ÇOCUĞUN KURTULUŞU VE ANANIN KURTULUŞU
Çocuk cinsel sömürüsüne karşı mücadele, kadının kurtuluşu ile birliktedir. Atatürk de belirtmişti, çocuğun geleceği, onu yetiştiren annesinin niteliklerindedir. Unutmayalım, erkeği büyüten de kadındır. Erkeklerin işlediği, cinsel tecavüz ve diğer cinsel sömürü suçlarının zeminini ortadan kaldırmak da, öncelikle erkek ile kadını birbirinden ayıran duvarların kalkmasındadır.

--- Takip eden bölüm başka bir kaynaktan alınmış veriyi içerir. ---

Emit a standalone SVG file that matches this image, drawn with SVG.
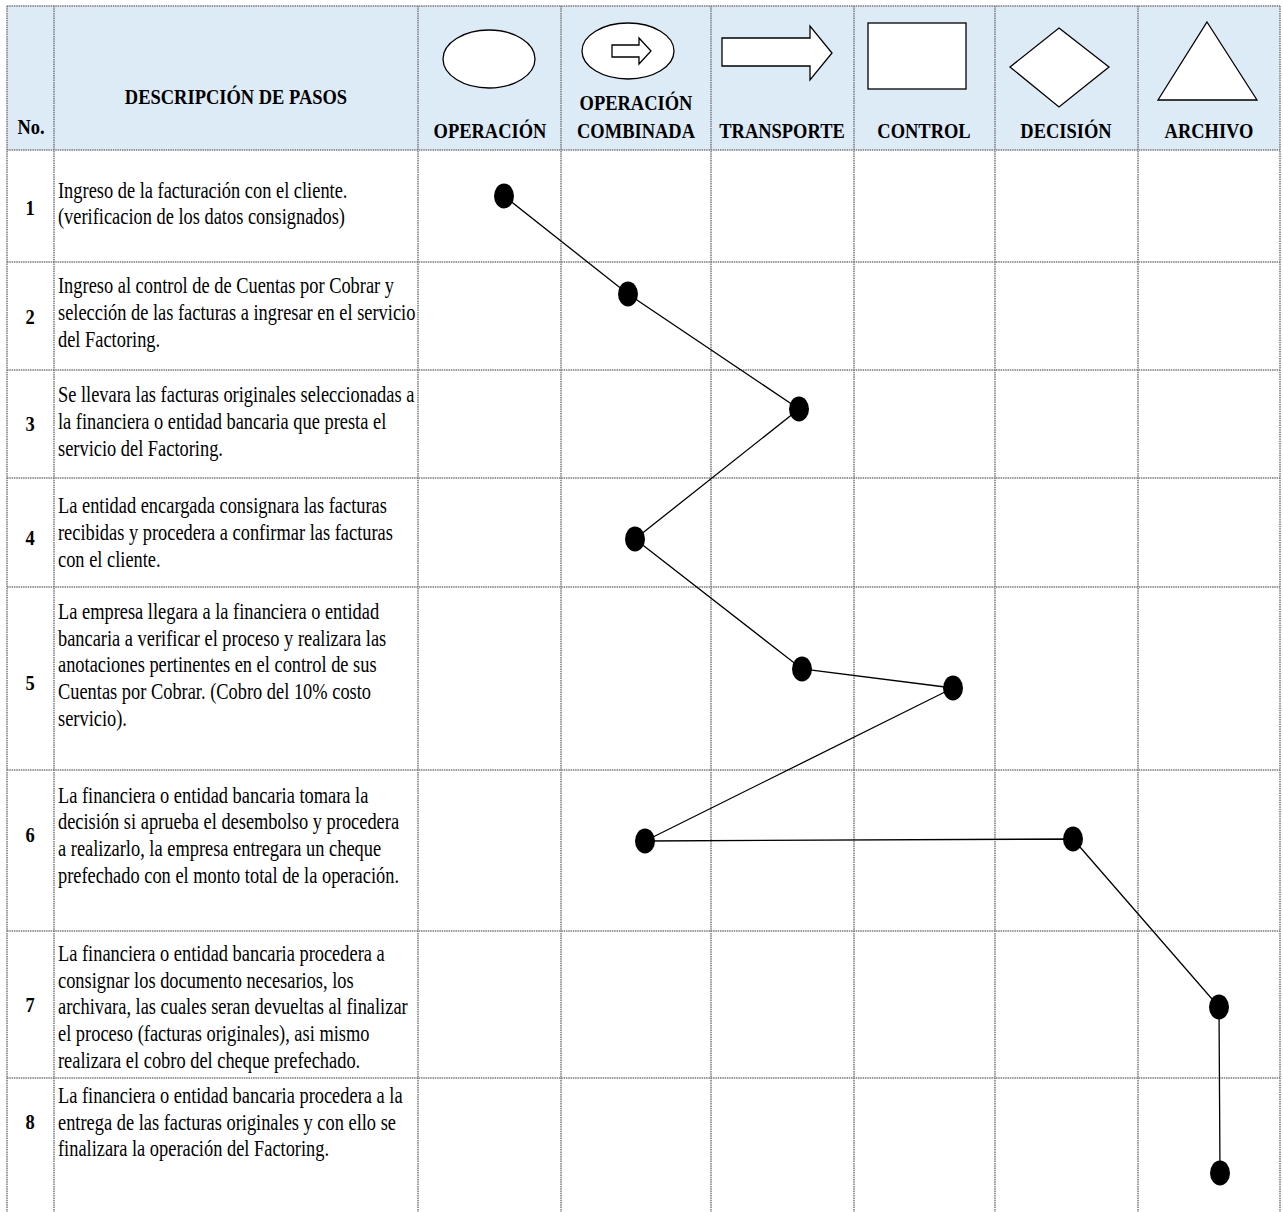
<svg xmlns="http://www.w3.org/2000/svg" width="1283" height="1212" viewBox="0 0 1283 1212">
<style>
.grid{stroke:#7a7a7a;stroke-width:1.5;stroke-dasharray:1.5 0.8;fill:none}
.hdr{font-family:"Liberation Serif","Times New Roman",serif;font-weight:bold;font-size:22px;fill:#000}
.txt{font-family:"Liberation Serif","Times New Roman",serif;font-size:23px;fill:#000}
.sym{fill:#fff;stroke:#000;stroke-width:1.3}
.dot{fill:#000}
.conn{stroke:#000;stroke-width:1.3;fill:none}
</style>
<rect width="1283" height="1212" fill="#fff"/>
<rect x="7" y="6" width="1273" height="144" fill="#DDEBF7"/>
<g id="grid">
<line class="grid" x1="7" y1="6" x2="1280" y2="6"/>
<line class="grid" x1="7" y1="150" x2="1280" y2="150"/>
<line class="grid" x1="7" y1="262" x2="1280" y2="262"/>
<line class="grid" x1="7" y1="370" x2="1280" y2="370"/>
<line class="grid" x1="7" y1="478" x2="1280" y2="478"/>
<line class="grid" x1="7" y1="587" x2="1280" y2="587"/>
<line class="grid" x1="7" y1="770" x2="1280" y2="770"/>
<line class="grid" x1="7" y1="931" x2="1280" y2="931"/>
<line class="grid" x1="7" y1="1078" x2="1280" y2="1078"/>
<line class="grid" x1="7" y1="6" x2="7" y2="1212"/>
<line class="grid" x1="54" y1="6" x2="54" y2="1212"/>
<line class="grid" x1="418" y1="6" x2="418" y2="1212"/>
<line class="grid" x1="561" y1="6" x2="561" y2="1212"/>
<line class="grid" x1="711" y1="6" x2="711" y2="1212"/>
<line class="grid" x1="854" y1="6" x2="854" y2="1212"/>
<line class="grid" x1="995" y1="6" x2="995" y2="1212"/>
<line class="grid" x1="1138" y1="6" x2="1138" y2="1212"/>
<line class="grid" x1="1280" y1="6" x2="1280" y2="1212"/>
</g>
<g id="header">
<g transform="translate(31 0) scale(0.84 1)"><text class="hdr" x="0" y="134" text-anchor="middle">No.</text></g>
<g transform="translate(236 0) scale(0.84 1)"><text class="hdr" x="0" y="104" text-anchor="middle">DESCRIPCIÓN DE PASOS</text></g>
<g id="h-operacion">
<ellipse class="sym" cx="489" cy="59" rx="46" ry="29"/>
<g transform="translate(490 0) scale(0.84 1)"><text class="hdr" x="0" y="138" text-anchor="middle">OPERACIÓN</text></g>
</g>
<g id="h-combinada">
<ellipse class="sym" cx="628" cy="51" rx="46" ry="28"/>
<polygon class="sym" points="612,45 639,45 639,38 651,51 639,64 639,57 612,57"/>
<g transform="translate(636 0) scale(0.84 1)"><text class="hdr" x="0" y="110" text-anchor="middle">OPERACIÓN</text><text class="hdr" x="0" y="138" text-anchor="middle">COMBINADA</text></g>
</g>
<g id="h-transporte">
<polygon class="sym" points="722,38 810,38 810,26 832,53 810,80 810,66 722,66"/>
<g transform="translate(782 0) scale(0.84 1)"><text class="hdr" x="0" y="138" text-anchor="middle">TRANSPORTE</text></g>
</g>
<g id="h-control">
<rect class="sym" x="868" y="23" width="98" height="66"/>
<g transform="translate(924 0) scale(0.84 1)"><text class="hdr" x="0" y="138" text-anchor="middle">CONTROL</text></g>
</g>
<g id="h-decision">
<polygon class="sym" points="1059,28 1109,67 1059,107 1010,67"/>
<g transform="translate(1066 0) scale(0.84 1)"><text class="hdr" x="0" y="138" text-anchor="middle">DECISIÓN</text></g>
</g>
<g id="h-archivo">
<polygon class="sym" points="1207,22 1257,100 1158,100"/>
<g transform="translate(1209 0) scale(0.84 1)"><text class="hdr" x="0" y="138" text-anchor="middle">ARCHIVO</text></g>
</g>
</g>
<g id="numbers">
<g transform="translate(30 0) scale(0.84 1)">
<text class="hdr" x="0" y="215" text-anchor="middle">1</text>
<text class="hdr" x="0" y="324" text-anchor="middle">2</text>
<text class="hdr" x="0" y="431" text-anchor="middle">3</text>
<text class="hdr" x="0" y="545" text-anchor="middle">4</text>
<text class="hdr" x="0" y="690" text-anchor="middle">5</text>
<text class="hdr" x="0" y="842" text-anchor="middle">6</text>
<text class="hdr" x="0" y="1012" text-anchor="middle">7</text>
<text class="hdr" x="0" y="1129" text-anchor="middle">8</text>
</g>
</g>
<g id="descriptions" transform="translate(58 0) scale(0.80 1)">
<g id="step1">
<text class="txt" x="0" y="198">Ingreso de la facturación con el cliente.</text>
<text class="txt" x="0" y="224">(verificacion de los datos consignados)</text>
</g>
<g id="step2">
<text class="txt" x="0" y="293">Ingreso al control de de Cuentas por Cobrar y</text>
<text class="txt" x="0" y="320">selección de las facturas a ingresar en el servicio</text>
<text class="txt" x="0" y="347">del Factoring.</text>
</g>
<g id="step3">
<text class="txt" x="0" y="402">Se llevara las facturas originales seleccionadas a</text>
<text class="txt" x="0" y="429">la financiera o entidad bancaria que presta el</text>
<text class="txt" x="0" y="456">servicio del Factoring.</text>
</g>
<g id="step4">
<text class="txt" x="0" y="513">La entidad encargada consignara las facturas</text>
<text class="txt" x="0" y="540">recibidas y procedera a confirmar las facturas</text>
<text class="txt" x="0" y="567">con el cliente.</text>
</g>
<g id="step5">
<text class="txt" x="0" y="619">La empresa llegara a la financiera o entidad</text>
<text class="txt" x="0" y="646">bancaria a verificar el proceso y realizara las</text>
<text class="txt" x="0" y="672">anotaciones pertinentes en el control de sus</text>
<text class="txt" x="0" y="699">Cuentas por Cobrar. (Cobro del 10% costo</text>
<text class="txt" x="0" y="726">servicio).</text>
</g>
<g id="step6">
<text class="txt" x="0" y="803">La financiera o entidad bancaria tomara la</text>
<text class="txt" x="0" y="829">decisión si aprueba el desembolso y procedera</text>
<text class="txt" x="0" y="856">a realizarlo, la empresa entregara un cheque</text>
<text class="txt" x="0" y="883">prefechado con el monto total de la operación.</text>
</g>
<g id="step7">
<text class="txt" x="0" y="961">La financiera o entidad bancaria procedera a</text>
<text class="txt" x="0" y="988">consignar los documento necesarios, los</text>
<text class="txt" x="0" y="1014">archivara, las cuales seran devueltas al finalizar</text>
<text class="txt" x="0" y="1041">el proceso (facturas originales), asi mismo</text>
<text class="txt" x="0" y="1068">realizara el cobro del cheque prefechado.</text>
</g>
<g id="step8">
<text class="txt" x="0" y="1103">La financiera o entidad bancaria procedera a la</text>
<text class="txt" x="0" y="1130">entrega de las facturas originales y con ello se</text>
<text class="txt" x="0" y="1156">finalizara la operación del Factoring.</text>
</g>
</g>
<g id="connectors">
<polyline class="conn" points="504,196 628,294 799,409 635,539 802,669 953,688 645,841 1073,839 1219,1007 1220,1173"/>
</g>
<g id="dots">
<ellipse id="d1" class="dot" cx="504" cy="196" rx="10" ry="12.5"/>
<ellipse id="d2" class="dot" cx="628" cy="294" rx="10" ry="12.5"/>
<ellipse id="d3" class="dot" cx="799" cy="409" rx="10" ry="12.5"/>
<ellipse id="d4" class="dot" cx="635" cy="539" rx="10" ry="12.5"/>
<ellipse id="d5a" class="dot" cx="802" cy="669" rx="10" ry="12.5"/>
<ellipse id="d5b" class="dot" cx="953" cy="688" rx="10" ry="12.5"/>
<ellipse id="d6a" class="dot" cx="645" cy="841" rx="10" ry="12.5"/>
<ellipse id="d6b" class="dot" cx="1073" cy="839" rx="10" ry="12.5"/>
<ellipse id="d7" class="dot" cx="1219" cy="1007" rx="10" ry="12.5"/>
<ellipse id="d8" class="dot" cx="1220" cy="1173" rx="10" ry="12.5"/>
</g>
</svg>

Aile çok önemli. Sahte Solcularda ve Anarşistlerde aile düşmanlığı bir aralık moda olmuştu. Oysa aile, bugün toplumumuzun ocağıdır. Aile, kadını korumanın ötesinde, cinsel suçların önlenmesi açısından da çok önemli bir korunaktır. Emperyalist dünyada ailenin çökmesinin hangi sonuçlara yol açtığı sürekli araştırılıyor ve çok önemli sonuçlara varılıyor. Oralarda özeneceğimiz bir şey yoktur.

DÜZELTME
Dün bu köşede yayımlanan Hz Ali ve Muaviye başlıklı yazıda, Pir Sultan Abdal’ın şiirindeki "Tac-ı devlet ile salınmalıdır" dizesi, bazı kaynaklarda "Tac ü devlet ile salınmalıdır" diye yazılı. Yazımızda da başlıkta ve metin içinde iki farklı okuma yer alıyor. "Tac-ı devlet", devletin tacı demek. "Tac ü devlet" ise tac ve devlet anlamına geliyor. Aslında anlamı pek değişmiyor. Rota yazılarındaki en küçük hatayı gözden kaçırmayıp bana bildiren Dr. Bülent Sakızlıgil arkadaşımın uyarısı gelmeden bu kez biz düzeltiyoruz.